CHALLENGE: In the records below, find the line that contains "Recreate this image" and the line that contains "(hayvan-m) at ([xshift=6,yshift=-116.7]hayvan.north". Set down exactly those lines and every line between them, and nothing more.

— START OF THE RECORDS —

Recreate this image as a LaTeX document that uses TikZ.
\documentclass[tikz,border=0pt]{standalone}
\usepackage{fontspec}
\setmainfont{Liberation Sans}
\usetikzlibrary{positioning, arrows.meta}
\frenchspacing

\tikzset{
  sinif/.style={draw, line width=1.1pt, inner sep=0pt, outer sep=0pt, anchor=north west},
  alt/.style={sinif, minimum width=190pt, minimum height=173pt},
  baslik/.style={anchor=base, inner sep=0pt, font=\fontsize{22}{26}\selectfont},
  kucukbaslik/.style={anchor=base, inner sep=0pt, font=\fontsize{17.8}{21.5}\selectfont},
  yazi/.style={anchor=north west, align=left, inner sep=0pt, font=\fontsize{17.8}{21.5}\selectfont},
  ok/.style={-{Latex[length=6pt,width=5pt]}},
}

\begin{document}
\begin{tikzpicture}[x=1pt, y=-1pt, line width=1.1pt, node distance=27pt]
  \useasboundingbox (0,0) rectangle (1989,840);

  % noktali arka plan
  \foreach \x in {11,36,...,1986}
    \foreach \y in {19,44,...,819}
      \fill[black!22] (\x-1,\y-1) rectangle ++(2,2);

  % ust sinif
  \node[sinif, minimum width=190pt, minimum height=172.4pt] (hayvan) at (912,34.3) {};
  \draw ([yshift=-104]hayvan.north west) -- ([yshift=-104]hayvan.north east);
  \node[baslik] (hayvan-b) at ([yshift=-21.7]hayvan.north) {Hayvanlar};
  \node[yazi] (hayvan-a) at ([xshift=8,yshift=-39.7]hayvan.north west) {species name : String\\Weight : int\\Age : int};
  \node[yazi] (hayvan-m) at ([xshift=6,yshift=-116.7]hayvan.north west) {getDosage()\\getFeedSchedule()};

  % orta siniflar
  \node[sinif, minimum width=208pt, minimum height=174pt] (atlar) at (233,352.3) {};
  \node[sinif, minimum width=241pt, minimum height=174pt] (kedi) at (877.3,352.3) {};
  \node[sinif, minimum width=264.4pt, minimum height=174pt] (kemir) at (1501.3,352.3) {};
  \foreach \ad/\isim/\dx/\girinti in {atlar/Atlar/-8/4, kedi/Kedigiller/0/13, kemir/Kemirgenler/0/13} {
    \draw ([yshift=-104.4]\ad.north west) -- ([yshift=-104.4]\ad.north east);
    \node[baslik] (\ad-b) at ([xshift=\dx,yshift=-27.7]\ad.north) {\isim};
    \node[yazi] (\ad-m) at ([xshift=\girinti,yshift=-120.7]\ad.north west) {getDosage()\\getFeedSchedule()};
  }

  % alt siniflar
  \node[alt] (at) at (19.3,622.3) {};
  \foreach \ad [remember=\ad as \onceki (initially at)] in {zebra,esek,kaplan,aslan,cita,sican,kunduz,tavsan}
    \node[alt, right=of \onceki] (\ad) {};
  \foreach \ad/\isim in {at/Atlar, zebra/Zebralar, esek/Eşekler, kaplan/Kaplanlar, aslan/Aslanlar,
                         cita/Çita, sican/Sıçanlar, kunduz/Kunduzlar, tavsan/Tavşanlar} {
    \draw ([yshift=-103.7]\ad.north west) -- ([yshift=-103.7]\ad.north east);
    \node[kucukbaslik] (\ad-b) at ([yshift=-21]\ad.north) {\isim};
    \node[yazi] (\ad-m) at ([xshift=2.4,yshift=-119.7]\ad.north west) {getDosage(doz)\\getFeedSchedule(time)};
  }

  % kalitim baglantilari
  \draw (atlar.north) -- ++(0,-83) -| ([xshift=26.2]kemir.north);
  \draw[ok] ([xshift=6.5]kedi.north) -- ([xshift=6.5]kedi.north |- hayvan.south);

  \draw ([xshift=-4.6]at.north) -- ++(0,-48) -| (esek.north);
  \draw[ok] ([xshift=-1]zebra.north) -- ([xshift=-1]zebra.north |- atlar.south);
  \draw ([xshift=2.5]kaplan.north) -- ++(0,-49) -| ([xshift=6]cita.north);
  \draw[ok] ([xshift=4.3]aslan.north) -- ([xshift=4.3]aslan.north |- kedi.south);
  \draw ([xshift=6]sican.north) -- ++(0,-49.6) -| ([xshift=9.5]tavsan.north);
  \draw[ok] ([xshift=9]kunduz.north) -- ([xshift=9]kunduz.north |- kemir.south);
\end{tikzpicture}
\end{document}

— END OF THE RECORDS —
— START OF THE RECORDS —

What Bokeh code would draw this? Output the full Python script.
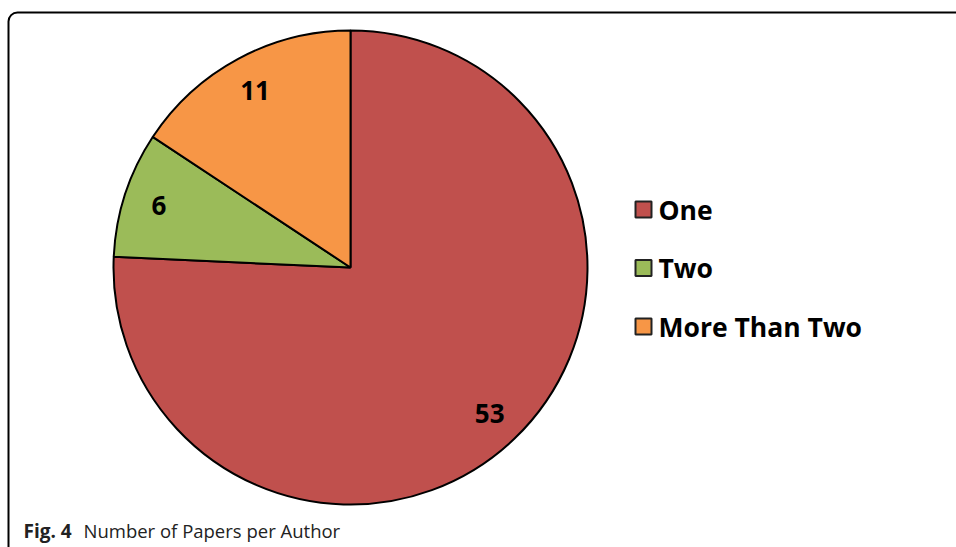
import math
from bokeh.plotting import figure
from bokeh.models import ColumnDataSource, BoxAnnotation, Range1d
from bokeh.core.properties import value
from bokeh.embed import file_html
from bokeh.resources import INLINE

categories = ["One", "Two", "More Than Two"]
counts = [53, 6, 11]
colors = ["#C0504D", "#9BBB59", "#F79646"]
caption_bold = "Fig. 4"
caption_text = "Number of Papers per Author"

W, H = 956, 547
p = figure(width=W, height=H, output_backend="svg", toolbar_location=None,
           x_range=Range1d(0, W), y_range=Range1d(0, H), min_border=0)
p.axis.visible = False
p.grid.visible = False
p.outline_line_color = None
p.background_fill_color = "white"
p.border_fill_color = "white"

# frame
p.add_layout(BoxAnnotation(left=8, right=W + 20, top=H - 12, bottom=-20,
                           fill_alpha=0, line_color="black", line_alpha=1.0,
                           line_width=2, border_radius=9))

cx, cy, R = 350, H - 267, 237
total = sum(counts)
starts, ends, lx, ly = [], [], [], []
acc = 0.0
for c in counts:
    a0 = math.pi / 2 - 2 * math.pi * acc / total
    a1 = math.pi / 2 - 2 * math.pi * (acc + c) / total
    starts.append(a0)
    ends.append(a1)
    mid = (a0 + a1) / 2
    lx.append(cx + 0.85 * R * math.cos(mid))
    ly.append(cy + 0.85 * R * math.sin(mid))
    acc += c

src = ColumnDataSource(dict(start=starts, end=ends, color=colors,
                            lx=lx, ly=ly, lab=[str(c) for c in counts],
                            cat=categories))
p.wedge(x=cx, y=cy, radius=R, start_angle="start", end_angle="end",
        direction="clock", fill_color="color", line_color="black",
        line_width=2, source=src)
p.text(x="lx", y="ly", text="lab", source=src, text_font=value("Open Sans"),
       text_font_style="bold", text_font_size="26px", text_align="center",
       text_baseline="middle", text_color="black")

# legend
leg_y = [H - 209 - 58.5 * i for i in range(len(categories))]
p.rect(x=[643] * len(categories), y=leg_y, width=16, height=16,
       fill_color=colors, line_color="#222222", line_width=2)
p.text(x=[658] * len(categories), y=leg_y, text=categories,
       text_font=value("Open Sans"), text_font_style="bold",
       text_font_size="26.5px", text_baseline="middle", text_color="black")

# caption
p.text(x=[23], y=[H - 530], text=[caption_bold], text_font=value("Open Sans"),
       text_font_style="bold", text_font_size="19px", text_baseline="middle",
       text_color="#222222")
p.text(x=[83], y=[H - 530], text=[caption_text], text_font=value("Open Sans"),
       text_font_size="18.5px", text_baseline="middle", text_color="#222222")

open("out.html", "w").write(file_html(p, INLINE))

— END OF THE RECORDS —

RESULT OF THE TASK:
Recreate this image as a LaTeX document that uses TikZ.
\documentclass[tikz,border=0pt]{standalone}
\usepackage{fontspec}
\setmainfont{Liberation Sans}
\usetikzlibrary{positioning, arrows.meta}
\frenchspacing

\tikzset{
  sinif/.style={draw, line width=1.1pt, inner sep=0pt, outer sep=0pt, anchor=north west},
  alt/.style={sinif, minimum width=190pt, minimum height=173pt},
  baslik/.style={anchor=base, inner sep=0pt, font=\fontsize{22}{26}\selectfont},
  kucukbaslik/.style={anchor=base, inner sep=0pt, font=\fontsize{17.8}{21.5}\selectfont},
  yazi/.style={anchor=north west, align=left, inner sep=0pt, font=\fontsize{17.8}{21.5}\selectfont},
  ok/.style={-{Latex[length=6pt,width=5pt]}},
}

\begin{document}
\begin{tikzpicture}[x=1pt, y=-1pt, line width=1.1pt, node distance=27pt]
  \useasboundingbox (0,0) rectangle (1989,840);

  % noktali arka plan
  \foreach \x in {11,36,...,1986}
    \foreach \y in {19,44,...,819}
      \fill[black!22] (\x-1,\y-1) rectangle ++(2,2);

  % ust sinif
  \node[sinif, minimum width=190pt, minimum height=172.4pt] (hayvan) at (912,34.3) {};
  \draw ([yshift=-104]hayvan.north west) -- ([yshift=-104]hayvan.north east);
  \node[baslik] (hayvan-b) at ([yshift=-21.7]hayvan.north) {Hayvanlar};
  \node[yazi] (hayvan-a) at ([xshift=8,yshift=-39.7]hayvan.north west) {species name : String\\Weight : int\\Age : int};
  \node[yazi] (hayvan-m) at ([xshift=6,yshift=-116.7]hayvan.north west) {getDosage()\\getFeedSchedule()};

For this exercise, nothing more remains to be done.